2. ivm de aanstaande verkoop van de aandelen heeft X nagenoeg alle liquide middelen van A bv ten titel van lening onttrokken en aldus een schuld in RC gekregen van ruim 375.000 euro.
3. in juni 2003 heeft X de aandelen in de bv verkocht aan B bv die de koopsom heeft voldaan door overname van de RC.
4. in maart 2006 staakt A bv haar activiteiten zonder de HIR af te rekenen, danwel anderzinds in de heffing te betrekken.
5. geschil: is X door de ontvanger terecht aansprakelijk gesteld voor de onbetaald gebleven vpb-schuld over 2003.
6. na verwijzing door de HR oordeelt Hof Arnhem-Leeuwarden dat X aannemelijk heeft gemaakt dat het niet aan hem te wijten is dat het vermogen van A bv ontoereikend is voor het voldoen van de vpb.

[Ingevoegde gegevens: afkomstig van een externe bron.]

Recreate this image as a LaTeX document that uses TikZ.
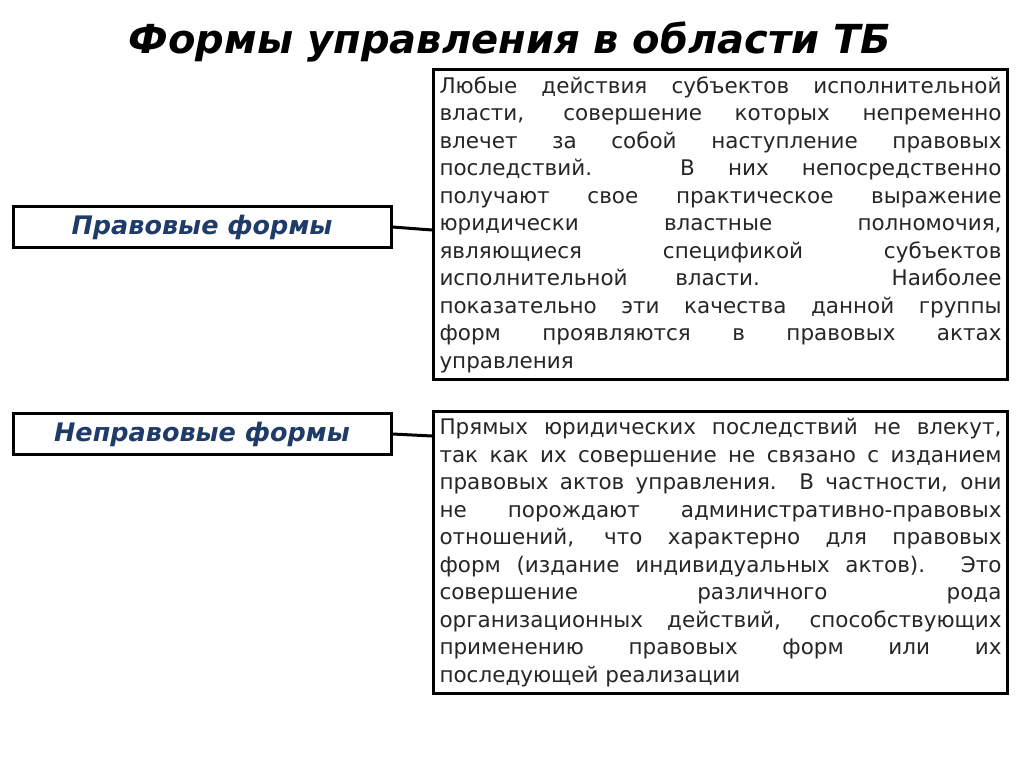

7. de HR vernietig t de aansprakelijkstelling van X als vervreemder van de aandelen. Toen de aandelen werden verkocht was het vermogen van de bv nog teoreikend voor de toen verschuldigde vpb. Pas nadien is het vermogen buiten toedoen van X door onzakelijke handelingen verminderd. Aansprakelijkstelling van de verkopende aandeelhouder is dan alleen nog aan de orde wanneer deze ten tijde van de vervreemding wist of behoorde te weten dat de koper of een derde door het entmeren van buiten de normale bedrijfsvoering liggende handelingen de verhaalsmogelijkheden van de ontvanger illusior zou maken. De bewijslast dat hiervan geen sprake is geweest rust op de aansprakelijkgestelde.